Jahrzehntelang blieb er ortstreu. Doch nun hat sich der größte und älteste Eisberg der Erde aus dem nächsten Hindernis befreit und driftet durch das Südpolarmeer.
Eine weiße Eiswand ragt aus dem blauen Südpolarmeer, in dem ein viel kleinerer Eisberg zusätzlich schwimmt.
Eine weiße Wand ragt aus dem Südpolarmeer: Sie gehört zu Rieseneisberg A23a.

Mehr als 30 Jahre lang blieb A23a, der größte und älteste Eisberg der Erde, ortstreu in seiner Position, nachdem er sich 1986 vom antarktischen Filchner-Eisschelf losgerissen hatte. Schon nach kurzer Reise blieb er auf dem Meeresboden der Weddell-See hängen, bis es ab 2020 langsam weiter nordwärts ging. 2024 geriet der eine Billion Tonnen schwere und bis zu 400 Meter mächtige Koloss jedoch in das nächste Hindernis, das ihn monatelang um sich selbst kreisen ließ. Nach Angaben des British Antarctic Survey bewegt sich der Eisberg inzwischen jedoch wieder weiter nach Norden durch das Südpolarmeer.

Grund für die zwischenzeitliche »Pause« war in eine so genannte Taylor-Säule, die den Eisberg eingefangen hatte. Dabei handelt sich um einen Strömungseffekt, der sich rund um Erhebungen am Meeresgrund bildet und in den 1920er Jahren vom britischen Physiker Geoffrey Ingram Taylor entdeckt wurde: Treffen Wasserströmungen unter bestimmten Umständen auf ein Hindernis, teilen sie sich und lösen die Entstehung einer Art Zylinder aus, der das Wasser gegen den Uhrzeigersinn um die Erhebung rotieren lässt. Innerhalb von je 24 Tagen bewegte sich der 4000 Quadratkilometer große A23a einmal um sich selbst.

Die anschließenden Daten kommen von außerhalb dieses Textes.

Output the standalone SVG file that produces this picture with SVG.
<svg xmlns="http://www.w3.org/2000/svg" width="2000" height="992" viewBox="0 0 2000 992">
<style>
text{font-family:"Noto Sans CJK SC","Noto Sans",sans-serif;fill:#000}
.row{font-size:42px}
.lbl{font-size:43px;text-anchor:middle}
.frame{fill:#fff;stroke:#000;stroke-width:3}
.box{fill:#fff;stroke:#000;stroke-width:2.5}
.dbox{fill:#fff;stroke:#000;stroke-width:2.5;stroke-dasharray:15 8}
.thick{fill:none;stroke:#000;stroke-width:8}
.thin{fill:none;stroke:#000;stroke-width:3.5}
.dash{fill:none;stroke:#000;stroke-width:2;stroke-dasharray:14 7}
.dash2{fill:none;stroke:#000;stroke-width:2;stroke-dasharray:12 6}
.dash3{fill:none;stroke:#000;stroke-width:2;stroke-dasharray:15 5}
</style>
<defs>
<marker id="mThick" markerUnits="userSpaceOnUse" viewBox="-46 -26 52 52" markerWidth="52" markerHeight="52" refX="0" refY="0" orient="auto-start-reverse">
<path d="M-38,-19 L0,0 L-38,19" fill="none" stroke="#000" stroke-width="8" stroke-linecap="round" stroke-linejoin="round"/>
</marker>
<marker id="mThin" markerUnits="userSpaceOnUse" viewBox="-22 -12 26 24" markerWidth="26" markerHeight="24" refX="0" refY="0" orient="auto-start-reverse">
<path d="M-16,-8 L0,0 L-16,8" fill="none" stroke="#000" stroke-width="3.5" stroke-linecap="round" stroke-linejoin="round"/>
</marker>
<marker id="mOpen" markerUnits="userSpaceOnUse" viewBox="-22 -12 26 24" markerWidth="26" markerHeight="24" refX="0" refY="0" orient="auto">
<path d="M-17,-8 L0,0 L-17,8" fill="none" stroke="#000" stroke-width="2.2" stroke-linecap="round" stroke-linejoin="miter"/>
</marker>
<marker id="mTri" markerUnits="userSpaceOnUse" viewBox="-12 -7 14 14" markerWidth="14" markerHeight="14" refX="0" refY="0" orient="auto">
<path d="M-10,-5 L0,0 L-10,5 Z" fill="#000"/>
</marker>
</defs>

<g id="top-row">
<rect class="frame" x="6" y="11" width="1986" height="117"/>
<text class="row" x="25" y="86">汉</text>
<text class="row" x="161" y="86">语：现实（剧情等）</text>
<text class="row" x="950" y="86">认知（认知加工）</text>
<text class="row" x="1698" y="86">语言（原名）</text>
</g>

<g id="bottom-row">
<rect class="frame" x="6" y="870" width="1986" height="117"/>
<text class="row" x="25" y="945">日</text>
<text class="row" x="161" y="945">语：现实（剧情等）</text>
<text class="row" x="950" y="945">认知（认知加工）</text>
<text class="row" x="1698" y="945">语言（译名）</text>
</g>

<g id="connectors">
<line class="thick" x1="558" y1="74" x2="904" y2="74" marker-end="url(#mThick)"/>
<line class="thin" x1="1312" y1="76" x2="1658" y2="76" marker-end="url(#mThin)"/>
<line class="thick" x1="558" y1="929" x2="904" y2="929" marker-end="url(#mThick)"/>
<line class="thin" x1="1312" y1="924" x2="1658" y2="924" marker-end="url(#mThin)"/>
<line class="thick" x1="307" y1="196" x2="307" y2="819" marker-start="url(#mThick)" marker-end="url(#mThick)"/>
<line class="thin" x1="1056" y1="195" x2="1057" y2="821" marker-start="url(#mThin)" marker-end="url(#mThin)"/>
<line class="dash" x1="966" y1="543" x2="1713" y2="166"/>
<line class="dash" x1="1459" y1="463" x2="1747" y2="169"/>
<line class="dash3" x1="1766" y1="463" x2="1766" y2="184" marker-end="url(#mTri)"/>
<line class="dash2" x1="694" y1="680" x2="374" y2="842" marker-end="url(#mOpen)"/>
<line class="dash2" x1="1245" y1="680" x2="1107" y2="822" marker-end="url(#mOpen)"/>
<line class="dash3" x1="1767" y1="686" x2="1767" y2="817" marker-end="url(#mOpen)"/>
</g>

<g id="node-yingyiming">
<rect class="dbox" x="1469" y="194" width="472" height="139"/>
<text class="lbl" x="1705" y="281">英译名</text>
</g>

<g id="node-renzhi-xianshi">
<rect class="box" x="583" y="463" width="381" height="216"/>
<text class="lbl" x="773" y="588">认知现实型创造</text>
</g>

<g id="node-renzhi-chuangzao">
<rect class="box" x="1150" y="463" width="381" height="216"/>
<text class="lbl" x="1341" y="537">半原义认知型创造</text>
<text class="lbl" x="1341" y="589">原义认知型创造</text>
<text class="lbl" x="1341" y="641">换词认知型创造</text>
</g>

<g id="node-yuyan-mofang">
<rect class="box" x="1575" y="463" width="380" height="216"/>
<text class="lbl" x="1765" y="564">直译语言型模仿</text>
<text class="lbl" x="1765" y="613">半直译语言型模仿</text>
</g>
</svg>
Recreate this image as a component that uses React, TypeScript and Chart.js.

Irgendwann ist jedoch einmal genug: Meeresströmungen trieben den Eisberg langsam aus der Säule: Mit dem antarktischen Zirkumpolarstrom driftet er sehr wahrscheinlich in Richtung des britischen Überseeterritoriums South Georgia – die Insel ist bekannt als »Friedhof der Eisberge«, weil dort so oft teils gigantische Eisberge stranden.

Wie oft Taylor-Säulen entstehen, ist so wenig bekannt wie die Anzahl der Eisberge, die darin eingefangen werden. Ob die Reise von A23a ab sofort störungsfrei verläuft, lässt sich ebenso wenig vorhersagen. Klar ist jedoch, dass der Eisgigant irgendwann vergeht, weil er in wärmere und stürmischere Gewässer gelangt, die ihm zunehmend zusetzen werden. Der ebenfalls sehr große Eisberg A-68 fand sein Ende auf diesem speziellen Friedhof der Eisberge vor South Georgia, wo ihn Gezeiten, Wind und Wellen rasch in kleinere Einheiten zerlegten, die zum Teil noch an der Insel vorbeidrifteten.